WP3 was devoted to teaching in the third semester of the Fellowship period and consisted of teaching the PhD summer course “Disability, Discrimination, and Justice” in August 2025. WP4 and WP5 comprised the dissemination and communication activities of the Action. During the Fellowship, the works-in-progress of the Action were presented at ten conferences from Vienna to Montreal, and the Action’s results will be communicated continuously. WP6 comprised training activities, which included participation in specific workshops and seminars. WP7 consisted of the secondment of the project that took place at KU Leuven in Belgium between March 2025 and May 2025, significantly contributing to the Action’s impact.
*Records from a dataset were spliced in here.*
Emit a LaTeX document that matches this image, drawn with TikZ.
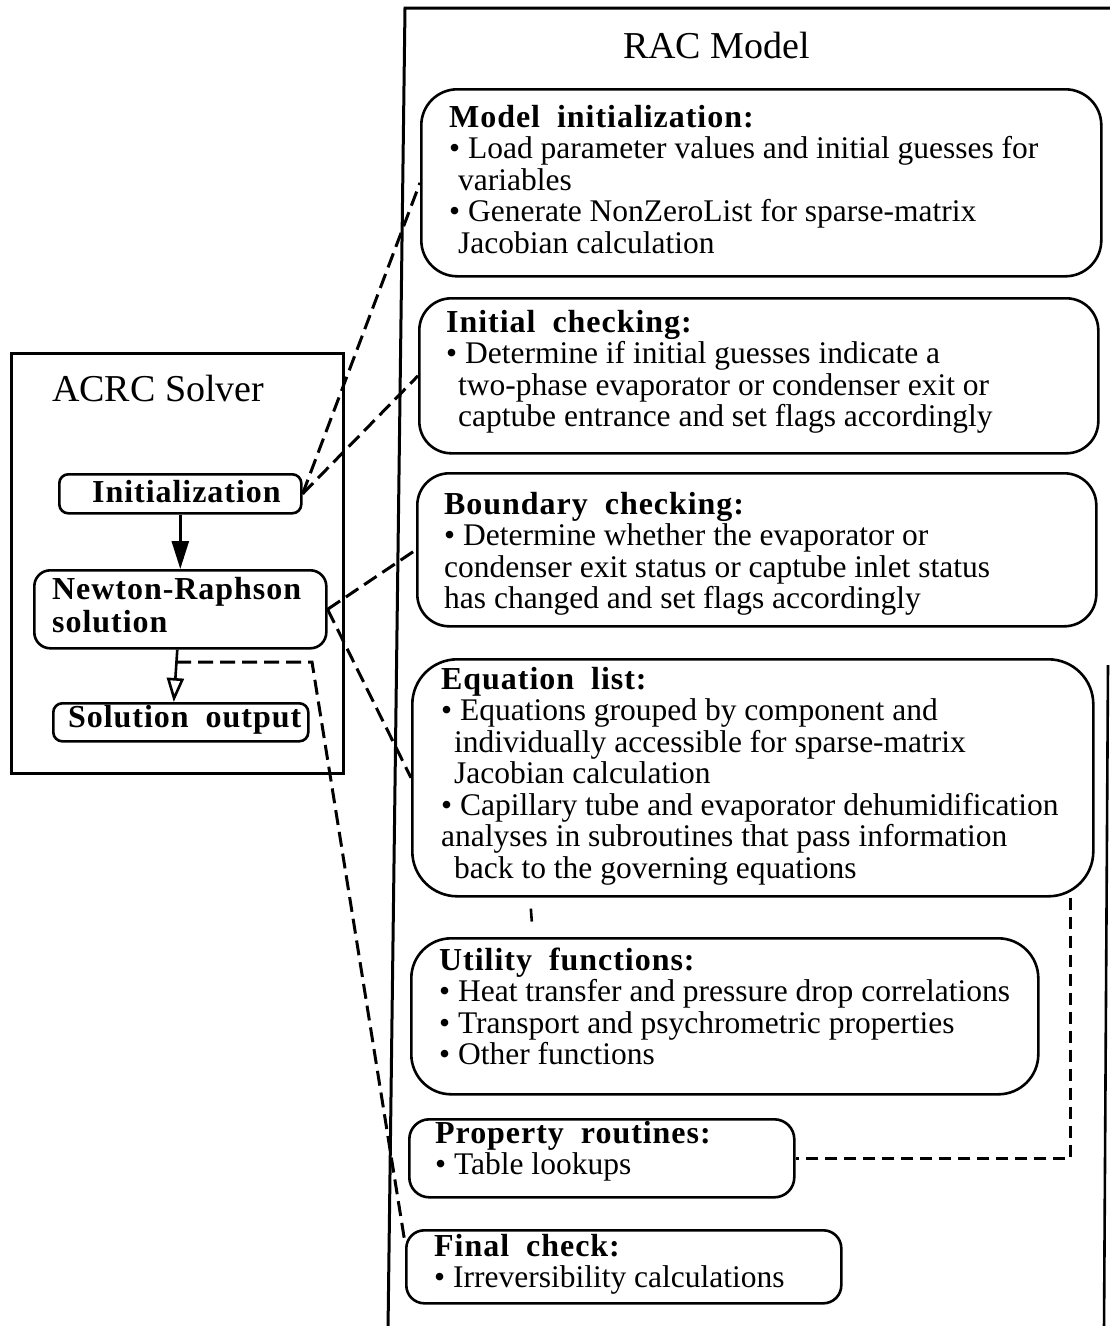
\documentclass[tikz,border=0pt]{standalone}
\usepackage{fontspec}
\setmainfont{Liberation Serif}
\newfontfamily\hdfam[LetterSpace=3,WordSpace=1.9]{Liberation Serif}
\usetikzlibrary{arrows.meta}
\newcommand{\bodyfont}{\fontsize{31.5}{31.5}\selectfont\lineskiplimit=-100pt}
\newcommand{\hdfont}{\hdfam\bfseries\fontsize{32}{33}\selectfont\lineskiplimit=-100pt}
\newcommand{\hd}[1]{{\hdfam\bfseries\fontsize{32}{31.5}\selectfont #1}}
\newcommand{\ttlfont}{\fontsize{38}{40}\selectfont}
\tikzset{
  rbox/.style={draw, line width=2.6pt, rounded corners=#1, inner sep=0pt, anchor=north west},
  rbox/.default=35pt,
  txt/.style={inner sep=0pt, anchor=base west, font=\bodyfont},
  hdtxt/.style={inner sep=0pt, anchor=base west, font=\hdfont},
  ttl/.style={inner sep=0pt, anchor=base west, font=\ttlfont},
  dsh/.style={line width=3pt, dash pattern=on 15pt off 7pt},
  fdsh/.style={line width=2.6pt, dash pattern=on 12pt off 7pt},
  solid arrow/.style={line width=2.6pt, -{Triangle[length=28pt,width=17pt]}},
  open arrow/.style={line width=2.6pt, -{Triangle[open,length=24pt,width=17pt]}},
}
\begin{document}
\begin{tikzpicture}[x=1pt,y=-1pt]
\useasboundingbox (0,0) rectangle (1110,1326);
\fill[white] (0,0) rectangle (1110,1326);

% ---------- RAC Model frame ----------
\draw[line width=3pt] (388,1330) -- (405,8) -- (1115,8);
\draw[line width=2.6pt] (1108,665) -- (1104,1330);
\node[ttl] (racT) at (623,58) {RAC Model};

% ---------- right column boxes ----------
\node[rbox=36pt, minimum width=680pt, minimum height=187pt] (mi) at (420,88) {};
\node[rbox=32pt, minimum width=679pt, minimum height=155pt] (ic) at (418,297) {};
\node[rbox=32pt, minimum width=679pt, minimum height=153pt] (bc) at (416,472) {};
\node[rbox=45pt, minimum width=681pt, minimum height=237pt] (eq) at (411,658) {};
\node[rbox=40pt, minimum width=627pt, minimum height=156pt] (ut) at (410,937) {};
\node[rbox=20pt, minimum width=385pt, minimum height=78pt] (pr) at (408,1118) {};
\node[rbox=18pt, minimum width=435pt, minimum height=73pt] (fc) at (405,1229) {};

\node[txt] (miT) at (449,127) {\parbox[t]{650pt}{\hd{Model initialization:}\\
\textbullet\ Load parameter values and initial guesses for\\
\hspace*{9pt}variables\\
\textbullet\ Generate NonZeroList for sparse-matrix\\
\hspace*{9pt}Jacobian calculation}};

\node[txt] (icT) at (446,332) {\parbox[t]{650pt}{\hd{Initial checking:}\\
\textbullet\ Determine if initial guesses indicate a\\
\hspace*{12pt}two-phase evaporator or condenser exit or\\
\hspace*{12pt}captube entrance and set flags accordingly}};

\node[txt] (bcT) at (444,514) {\parbox[t]{650pt}{\hd{Boundary checking:}\\
\textbullet\ Determine whether the evaporator or\\
condenser exit status or captube inlet status\\
has changed and set flags accordingly}};

\node[txt] (eqT) at (441,689) {\parbox[t]{660pt}{\hd{Equation list:}\\
\textbullet\ Equations grouped by component and\\
\hspace*{13pt}individually accessible for sparse-matrix\\
\hspace*{13pt}Jacobian calculation\\
\textbullet\ Capillary tube and evaporator dehumidification\\
analyses in subroutines that pass information\\
\hspace*{13pt}back to the governing equations}};

\node[txt] (utT) at (439,970) {\parbox[t]{620pt}{\hd{Utility functions:}\\
\textbullet\ Heat transfer and pressure drop correlations\\
\textbullet\ Transport and psychrometric properties\\
\textbullet\ Other functions}};

\node[txt] (prT) at (435,1143) {\parbox[t]{380pt}{\hd{Property routines:}\\
\textbullet\ Table lookups}};

\node[txt] (fcT) at (434,1256) {\parbox[t]{420pt}{\hd{Final check:}\\
\textbullet\ Irreversibility calculations}};

% ---------- ACRC Solver ----------
\node[draw, line width=3pt, inner sep=0pt, anchor=north west,
      minimum width=332pt, minimum height=420pt] (acrc) at (10,352) {};
\node[ttl] (acrcT) at (52,401) {ACRC Solver};

\node[rbox=9pt, minimum width=242pt, minimum height=39pt] (init) at (58,473) {};
\node[rbox=16pt, minimum width=292pt, minimum height=78pt] (nr) at (33,569) {};
\node[rbox=9pt, minimum width=255pt, minimum height=38pt] (so) at (52,702) {};

\node[hdtxt] (initT) at (92,502) {Initialization};
\node[hdtxt] (nrT) at (52,599) {\parbox[t]{280pt}{Newton-Raphson\\solution}};
\node[hdtxt] (soT) at (68,727) {Solution output};

% ---------- solid arrows ----------
\draw[solid arrow] (init.south) -- (nr.north);
\draw[open arrow] ([xshift=-3pt]nr.south) -- ([xshift=-7pt]so.north);

% ---------- dashed connectors ----------
\draw[dsh] (init.east) -- (mi.west);
\draw[dsh] (init.east) -- (ic.west);
\draw[dsh] (nr.east) -- (bc.west);
\draw[dsh] (nr.east) -- (eq.west);
\coordinate (j) at (176,662);
\coordinate (k) at (312,662);
\draw[dsh] (j) -- (k) -- ([yshift=-14pt]fc.north west);
\draw[fdsh, dash pattern=on 0pt off 11pt on 13pt off 100pt]
  ([xshift=119pt]eq.south west) -- ([xshift=123pt]ut.north west);
\draw[fdsh] ([xshift=-24pt]eq.south east) |- (pr.east);
\end{tikzpicture}
\end{document}
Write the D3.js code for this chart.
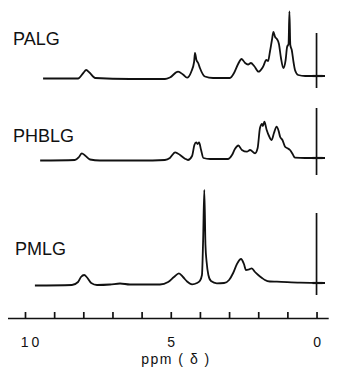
<!DOCTYPE html>
<html>
<head>
<meta charset="utf-8">
<script src="https://cdn.jsdelivr.net/npm/d3@7"></script>
<style>
  html, body { margin: 0; padding: 0; background: #fff; }
  svg { display: block; }
  text { font-family: "Liberation Sans", Arial, sans-serif; fill: #111; }
</style>
</head>
<body>
<svg id="chart" width="342" height="380"></svg>
<script>
// 1H NMR spectra of three poly(glutamate)s; chemical shift in ppm, intensity in arbitrary units
const samples = ["PALG", "PHBLG", "PMLG"];

// [ppm, intensity] pairs for each trace, ordered from low field to high field
const palgSpectrum = [
  [9.38, -2.5], [8.18, -2.5], [8.00, 3], [7.90, 6], [7.79, 3.5], [7.59, -2], [6.40, -3], [5.20, -3],
  [5.03, -1.5], [4.75, 4.3], [4.58, 1.5], [4.44, -1.7], [4.30, 4], [4.20, 14], [4.17, 23], [4.12, 16],
  [4.06, 13], [4.00, 8], [3.83, -0.5], [3.55, -2], [2.97, -2], [2.83, 3], [2.69, 12], [2.57, 17],
  [2.45, 13], [2.35, 11.5], [2.25, 13], [2.14, 10], [1.99, 4.3], [1.84, 9], [1.72, 16], [1.66, 15],
  [1.60, 24], [1.53, 36], [1.48, 44], [1.42, 39], [1.36, 37], [1.29, 32], [1.22, 18], [1.14, 8],
  [1.06, 16], [1.01, 29], [0.96, 32], [0.93, 64.5], [0.90, 31], [0.85, 26], [0.79, 14], [0.74, 6],
  [0.63, 1], [0.39, 0], [-0.29, 0]
];
const phblgSpectrum = [
  [9.48, -2.5], [8.29, -2], [8.15, 1], [8.05, 4.7], [7.94, 2.5], [7.77, -1.5], [7.43, -2.5], [6.05, -2.5],
  [5.20, -2], [5.03, 0], [4.85, 5.7], [4.68, 3], [4.51, -0.7], [4.41, -2], [4.27, 2], [4.19, 13],
  [4.13, 15.7], [4.08, 14], [4.03, 15.5], [3.96, 8], [3.88, 0], [3.65, -1], [3.04, -1], [2.90, 3],
  [2.80, 9], [2.68, 12.5], [2.56, 8], [2.39, 6.3], [2.28, 8], [2.11, 4.7], [2.02, 10], [1.94, 30],
  [1.87, 34], [1.84, 32], [1.79, 36.3], [1.71, 28], [1.63, 22], [1.54, 18], [1.46, 25], [1.37, 31.3],
  [1.30, 27], [1.25, 21.3], [1.17, 18], [1.08, 11.3], [0.98, 9.5], [0.91, 8], [0.82, 4], [0.74, 0.3],
  [0.39, 0], [-0.29, 0]
];
const pmlgSpectrum = [
  [9.66, -2.5], [8.39, -2], [8.18, 1], [8.08, 6], [7.97, 8], [7.87, 5.5], [7.73, 0], [7.53, -2],
  [7.08, -1.5], [6.74, -0.5], [6.40, -1.5], [5.37, -1.5], [5.09, 1], [4.89, 6], [4.72, 9.7], [4.58, 6],
  [4.44, 1.5], [4.27, -1.3], [4.10, 0], [4.00, 2.3], [3.93, 8], [3.89, 43], [3.85, 93], [3.81, 38],
  [3.77, 21], [3.71, 8], [3.62, 2], [3.42, -0.3], [3.17, 0], [3.00, 3], [2.86, 10], [2.73, 19],
  [2.59, 24], [2.49, 19], [2.42, 13], [2.33, 13.5], [2.22, 14.7], [2.11, 11], [2.00, 8], [1.87, 5],
  [1.77, 3], [1.60, 1.5], [1.36, 1.3], [0.57, 0.3], [-0.29, 0]
];
const spectra = [palgSpectrum, phblgSpectrum, pmlgSpectrum];

// TMS reference signal at 0 ppm: [top, bottom] intensity of the marker for each trace
const tmsMarks = [[43, -12], [50, -17], [70, -12]];

// axis ticks (ppm) and the ones that carry a label
const tickValues = [0, 1, 2, 3, 4, 5, 6, 7, 8, 9, 10];
const labelledTicks = [10, 5, 0];

// ---- layout ----
const svg = d3.select("#chart");
const axisY = 318;
const baselines = [76, 158, 283];          // pixel row of each trace's zero intensity
const labelPos = [[13, 45], [13, 142], [15, 255]];

const x = d3.scaleLinear().domain([10.6, -0.4]).range([7.5, 328.2]);

spectra.forEach((data, i) => {
  const y = d3.scaleLinear().domain([0, 100]).range([baselines[i], baselines[i] - 100]);
  const g = svg.append("g");

  g.append("path")
    .datum(data)
    .attr("fill", "none")
    .attr("stroke", "#111")
    .attr("stroke-width", 1.8)
    .attr("stroke-linejoin", "round")
    .attr("d", d3.line().x(d => x(d[0])).y(d => y(d[1])).curve(d3.curveMonotoneX));

  // TMS marker: vertical line with a short cross bar on the baseline
  const [top, bottom] = tmsMarks[i];
  g.append("line")
    .attr("x1", x(0)).attr("x2", x(0))
    .attr("y1", y(top)).attr("y2", y(bottom))
    .attr("stroke", "#111").attr("stroke-width", 1.7);
  g.append("line")
    .attr("x1", x(0) - 4).attr("x2", x(0) + 6)
    .attr("y1", y(0)).attr("y2", y(0))
    .attr("stroke", "#111").attr("stroke-width", 2.2);

  svg.append("text")
    .attr("x", labelPos[i][0]).attr("y", labelPos[i][1])
    .attr("font-size", 18)
    .text(samples[i]);
});

// ---- ppm axis, ticks pointing up ----
const axis = d3.axisBottom(x)
  .tickValues(tickValues)
  .tickSizeInner(-6)
  .tickSizeOuter(0)
  .tickPadding(19)
  .tickFormat(d => labelledTicks.includes(d) ? String(d) : "");

const ax = svg.append("g")
  .attr("transform", `translate(0,${axisY})`)
  .call(axis);
ax.select(".domain").attr("stroke", "#111").attr("stroke-width", 1.7);
ax.selectAll(".tick line").attr("stroke", "#111").attr("stroke-width", 1.7);
ax.selectAll(".tick text")
  .attr("font-size", 14)
  .attr("font-family", "Liberation Sans, Arial, sans-serif")
  .attr("fill", "#111")
  .attr("letter-spacing", "3px")
  .attr("dx", d => d === 10 ? 6 : 1.5);

svg.append("text")
  .attr("x", 176).attr("y", 364)
  .attr("text-anchor", "middle")
  .attr("font-size", 14)
  .attr("letter-spacing", "1.5px")
  .text("ppm ( δ )");
</script>
</body>
</html>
Altogether, the WPs of the Action will foreseeably lead to five prestigious publications related to the Action, plus two unrelated to it, and their communication, which will significantly contribute to establishing the Fellow's position as an expert in the philosophy of disability and discrimination. In contrast, training activities enhanced the Fellow's employability outside academia.
This Marie Skłodowska-Curie Action advanced the understanding of disability-related disadvantage and discrimination in significant ways. The Action provided a defense of an essential disability model, the human variation model. It illuminated the processes that lead to inaccessible and thus discriminatory environments for people living with disabilities. Further, the Action showed society's causal responsibility in creating disability disadvantage and clarified and specified the liability of certain social actors. It also showed the epistemic dimension of how these disadvantages are generated. In addition, it also revealed that discrimination-as-human-variation not only affects disabled people, but also other social groups, such as religious and cultural communities, and women. These are all significant contributions to the field.